▶ **Given request**
Starting from the top of the material, restate each line exactly until the line that contains "561.3, 766.6, 1047, 1430, 1953, 2667, 3643, 4976];", which is also copied. Pictures are excluded.

+ + + +

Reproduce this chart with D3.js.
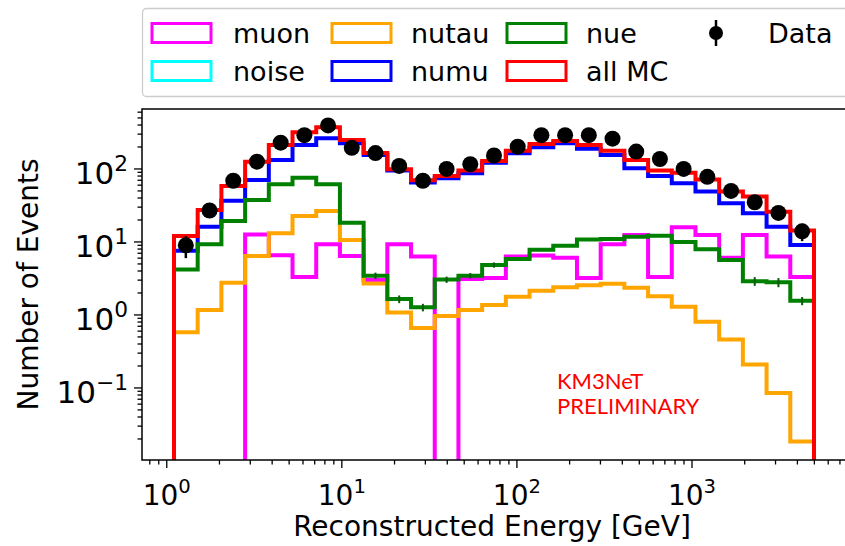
<!DOCTYPE html>
<html>
<head>
<meta charset="utf-8">
<script src="https://cdn.jsdelivr.net/npm/d3@7/dist/d3.min.js"></script>
<style>
  html, body { margin: 0; padding: 0; background: #fff; }
  svg { display: block; font-family: "DejaVu Sans", sans-serif; }
</style>
</head>
<body>
<svg id="chart" width="845" height="546"></svg>
<script>
// Reconstructed-energy bin edges [GeV] (log-spaced, 27 bins)
const binEdges = [1.1, 1.502, 2.052, 2.803, 3.828, 5.228, 7.140, 9.752, 13.32, 18.19,
  24.85, 33.94, 46.35, 63.30, 86.46, 118.1, 161.3, 220.3, 300.9, 410.9,
  561.3, 766.6, 1047, 1430, 1953, 2667, 3643, 4976];

// Events per bin for each MC component
const muon  = [0, 0, 0, 12.7, 6.6, 3.3, 9.3, 6.4, 3.0, 9.3, 6.3, 0, 3.1, 3.2, 6.3, 6.5,
  6.1, 3.2, 9.3, 12.5, 3.3, 15.9, 12.5, 6.1, 12.5, 6.3, 3.3];
const noise = [0, 0, 0, 0, 0, 0, 0, 0, 0, 0, 0, 0, 0, 0, 0, 0, 0, 0, 0, 0, 0, 0, 0, 0, 0, 0, 0];
const nutau = [0.58, 1.17, 2.77, 6.4, 13.2, 22.7, 26.6, 10.6, 2.7, 1.08, 0.66, 0.97, 1.17,
  1.37, 1.78, 2.15, 2.39, 2.55, 2.68, 2.35, 1.8, 1.3, 0.81, 0.46, 0.21, 0.085, 0.0184];
const numu  = [7.6, 16.2, 36.8, 70.7, 133, 213, 264, 225, 155, 95, 65, 74.7, 87.6, 122,
  164, 198, 225, 189, 155, 102, 80, 63.5, 49, 33.8, 24.7, 16.2, 9.1];
const nue   = [4.2, 9.3, 19.4, 37.6, 61.7, 76, 61.7, 18.4, 3.45, 1.65, 1.27, 3.05, 3.45,
  4.84, 5.85, 7.8, 8.9, 10.8, 11.0, 11.8, 12.2, 10.0, 7.95, 5.67, 2.9, 2.8, 1.56];
// MC statistical uncertainty on nue (only where it shows beyond the line)
const nueErr = [0, 0, 0, 0, 0, 0, 0, 0, 0.35, 0.2, 0.15, 0.3, 0.3, 0.4, 0, 0,
  0, 0, 0, 0, 0, 0, 0, 0, 0.4, 0.4, 0.2];
const allMC = [12.1, 27.4, 58.5, 126, 213, 318, 372, 250, 165, 99, 70, 80, 95, 129, 178,
  220, 241, 213, 178, 133, 95, 89, 72, 49, 41.8, 26, 14.3];

// Observed event counts
const data  = [9, 27, 69, 126, 229, 290, 395, 195, 165, 110, 69, 100, 116, 153, 202, 290,
  290, 290, 260, 173, 137, 100, 78, 50, 35, 25, 14];

// Axis tick labels
const xTickValues = [1, 10, 100, 1000];
const xTickExps   = ["0", "1", "2", "3"];
const yTickValues = [0.1, 1, 10, 100];
const yTickExps   = ["\u22121", "0", "1", "2"];

const series = [
  { name: "muon",   values: muon,  color: "#ff00ff" },
  { name: "noise",  values: noise, color: "#00ffff" },
  { name: "nutau",  values: nutau, color: "#ffa500" },
  { name: "numu",   values: numu,  color: "#0000ff" },
  { name: "nue",    values: nue,   color: "#008000" },
  { name: "all MC", values: allMC, color: "#ff0000" }
];

const svg = d3.select("#chart");
const plot = { left: 142, right: 846, top: 109, bottom: 460 };

// x range padded by 5% of the binned span in log space
const lo = Math.log10(binEdges[0]), hi = Math.log10(binEdges[binEdges.length - 1]);
const pad = 0.05 * (hi - lo);
const x = d3.scaleLog()
  .domain([Math.pow(10, lo - pad), Math.pow(10, hi + pad)])
  .range([plot.left, plot.right]);
const y = d3.scaleLog()
  .domain([0.0103, 663])
  .range([plot.bottom, plot.top]);

svg.append("defs").append("clipPath").attr("id", "plotClip")
  .append("rect")
  .attr("x", plot.left).attr("y", plot.top)
  .attr("width", plot.right - plot.left).attr("height", plot.bottom - plot.top);

const g = svg.append("g").attr("clip-path", "url(#plotClip)");

// Step outline: zero bins fall below the plot floor
const floorY = plot.bottom + 40;
function yv(v) { return v > 0 ? y(v) : floorY; }
function stepPath(vals) {
  const p = d3.path();
  p.moveTo(x(binEdges[0]), floorY);
  vals.forEach((v, i) => {
    p.lineTo(x(binEdges[i]), yv(v));
    p.lineTo(x(binEdges[i + 1]), yv(v));
  });
  p.lineTo(x(binEdges[binEdges.length - 1]), floorY);
  return p.toString();
}

const centers = binEdges.slice(1).map((e, i) => Math.sqrt(binEdges[i] * e));

series.forEach(s => {
  if (!s.values.some(v => v > 0)) return;
  g.append("path")
    .attr("d", stepPath(s.values))
    .attr("fill", "none")
    .attr("stroke", s.color)
    .attr("stroke-width", 4)
    .attr("stroke-linejoin", "miter");
  if (s.name === "nue") {
    nueErr.forEach((e, i) => {
      if (e <= 0) return;
      g.append("line")
        .attr("x1", x(centers[i])).attr("x2", x(centers[i]))
        .attr("y1", y(nue[i] - e)).attr("y2", y(nue[i] + e))
        .attr("stroke", "#0b5a0b").attr("stroke-width", 2);
    });
  }
});

// Data points with Poisson error bars
const dg = g.append("g");
data.forEach((d, i) => {
  const e = Math.sqrt(d);
  dg.append("line")
    .attr("x1", x(centers[i])).attr("x2", x(centers[i]))
    .attr("y1", y(d - e)).attr("y2", y(d + e))
    .attr("stroke", "#000").attr("stroke-width", 2.5);
  dg.append("circle")
    .attr("cx", x(centers[i])).attr("cy", y(d)).attr("r", 8)
    .attr("fill", "#000");
});

// Frame
svg.append("rect")
  .attr("x", plot.left).attr("y", plot.top)
  .attr("width", plot.right - plot.left).attr("height", plot.bottom - plot.top)
  .attr("fill", "none").attr("stroke", "#000").attr("stroke-width", 1.5);

// Ticks
function minorTicks(scale) {
  const [a, b] = scale.domain();
  const out = [];
  for (let d = Math.floor(Math.log10(a)); d <= Math.ceil(Math.log10(b)); d++) {
    for (let k = 2; k <= 9; k++) {
      const v = k * Math.pow(10, d);
      if (v >= a && v <= b) out.push(v);
    }
  }
  return out;
}
const tg = svg.append("g").attr("stroke", "#000").attr("stroke-width", 1.3);
minorTicks(x).forEach(v => tg.append("line")
  .attr("x1", x(v)).attr("x2", x(v)).attr("y1", plot.bottom).attr("y2", plot.bottom + 4.5));
xTickValues.forEach(v => tg.append("line")
  .attr("x1", x(v)).attr("x2", x(v)).attr("y1", plot.bottom).attr("y2", plot.bottom + 8));
minorTicks(y).forEach(v => tg.append("line")
  .attr("y1", y(v)).attr("y2", y(v)).attr("x1", plot.left).attr("x2", plot.left - 4.5));
yTickValues.forEach(v => tg.append("line")
  .attr("y1", y(v)).attr("y2", y(v)).attr("x1", plot.left).attr("x2", plot.left - 8));

function powerLabel(sel, exp, size) {
  sel.append("tspan").text("10");
  sel.append("tspan").attr("dy", -0.42 * size).attr("font-size", 0.7 * size).text(exp);
}
const xTickFont = 28, yTickFont = 31;
xTickValues.forEach((v, i) => {
  const t = svg.append("text")
    .attr("x", x(v)).attr("y", 505)
    .attr("text-anchor", "middle")
    .attr("font-size", xTickFont).attr("fill", "#000");
  powerLabel(t, xTickExps[i], xTickFont);
});
yTickValues.forEach((v, i) => {
  const t = svg.append("text")
    .attr("x", plot.left - 14).attr("y", y(v) + 15)
    .attr("text-anchor", "end")
    .attr("font-size", yTickFont).attr("fill", "#000");
  powerLabel(t, yTickExps[i], yTickFont);
});

// Axis titles
svg.append("text")
  .attr("x", (plot.left + plot.right) / 2 - 2).attr("y", 536)
  .attr("text-anchor", "middle").attr("font-size", 28).attr("fill", "#000")
  .text("Reconstructed Energy [GeV]");
svg.append("text")
  .attr("transform", `translate(37.5,${(plot.top + plot.bottom) / 2}) rotate(-90)`)
  .attr("text-anchor", "middle").attr("font-size", 28).attr("fill", "#000")
  .text("Number of Events");

// Experiment tag
const tag = svg.append("g").attr("font-family", "Lato, sans-serif")
  .attr("font-size", 22).attr("fill", "#ff0000");
tag.append("text").attr("x", 557).attr("y", 389).text("KM3NeT");
tag.append("text").attr("x", 557).attr("y", 414).text("PRELIMINARY");

// Legend
const lg = svg.append("g");
lg.append("rect")
  .attr("x", 142.5).attr("y", 8.5).attr("width", 720).attr("height", 88).attr("rx", 4)
  .attr("fill", "#fff").attr("fill-opacity", 0.85)
  .attr("stroke", "#cccccc").attr("stroke-width", 1.3);
const colX = [152, 332, 507];
const textX = [233, 411, 586];
const rowY = [33, 71];
series.forEach((s, i) => {
  const c = Math.floor(i / 2), r = i % 2;
  lg.append("rect")
    .attr("x", colX[c]).attr("y", rowY[r] - 9.5).attr("width", 59).attr("height", 19)
    .attr("fill", "none").attr("stroke", s.color).attr("stroke-width", 3);
  lg.append("text")
    .attr("x", textX[c]).attr("y", rowY[r] + 9.5)
    .attr("font-size", 27).attr("fill", "#000").text(s.name);
});
lg.append("line").attr("x1", 716).attr("x2", 716).attr("y1", 20).attr("y2", 46)
  .attr("stroke", "#000").attr("stroke-width", 2.5);
lg.append("circle").attr("cx", 716).attr("cy", 33).attr("r", 7).attr("fill", "#000");
lg.append("text").attr("x", 768).attr("y", rowY[0] + 9.5)
  .attr("font-size", 27).attr("fill", "#000").text("Data");
</script>
</body>
</html>
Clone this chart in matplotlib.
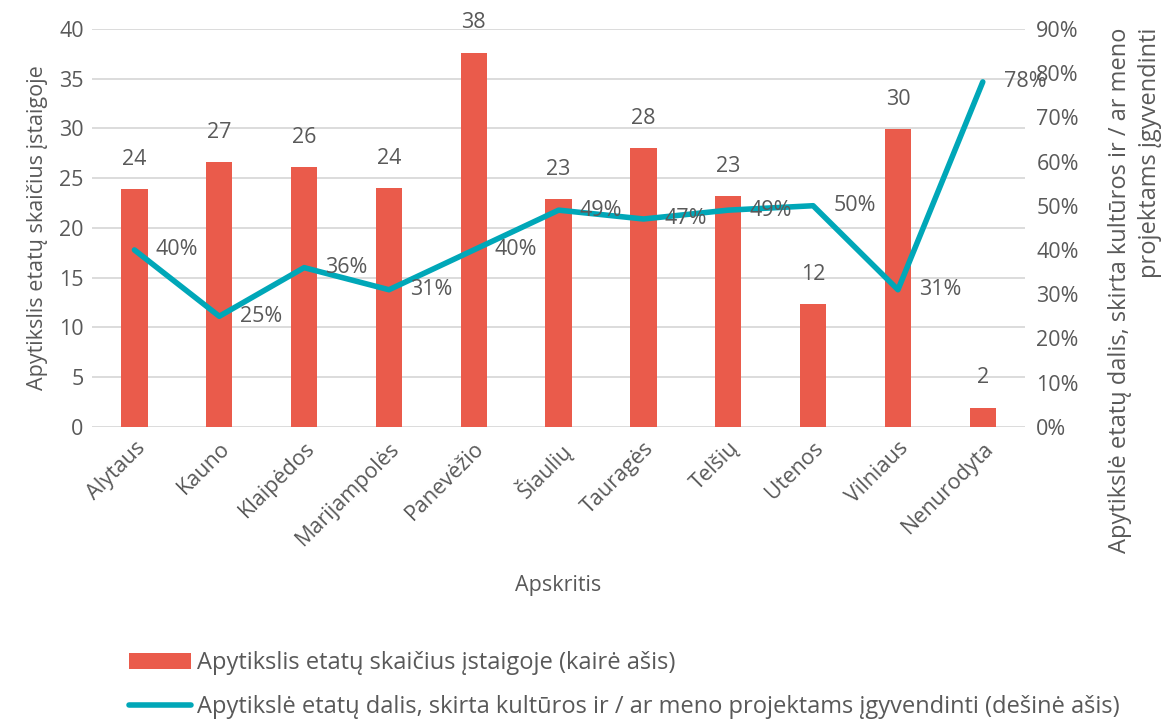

+ + + +

▶ **Response below**
Reproduce this chart with D3.js.
<!DOCTYPE html>
<html>
<head>
<meta charset="utf-8">
<script src="https://cdn.jsdelivr.net/npm/d3@7/dist/d3.min.js"></script>
<style>
  html, body { margin: 0; padding: 0; background: #fff; }
  svg { display: block; font-family: "DejaVu Sans", sans-serif; }
</style>
</head>
<body>
<svg id="chart" width="845" height="546"></svg>
<script>
// Reconstructed-energy bin edges [GeV] (log-spaced, 27 bins)
const binEdges = [1.1, 1.502, 2.052, 2.803, 3.828, 5.228, 7.140, 9.752, 13.32, 18.19,
  24.85, 33.94, 46.35, 63.30, 86.46, 118.1, 161.3, 220.3, 300.9, 410.9,
  561.3, 766.6, 1047, 1430, 1953, 2667, 3643, 4976];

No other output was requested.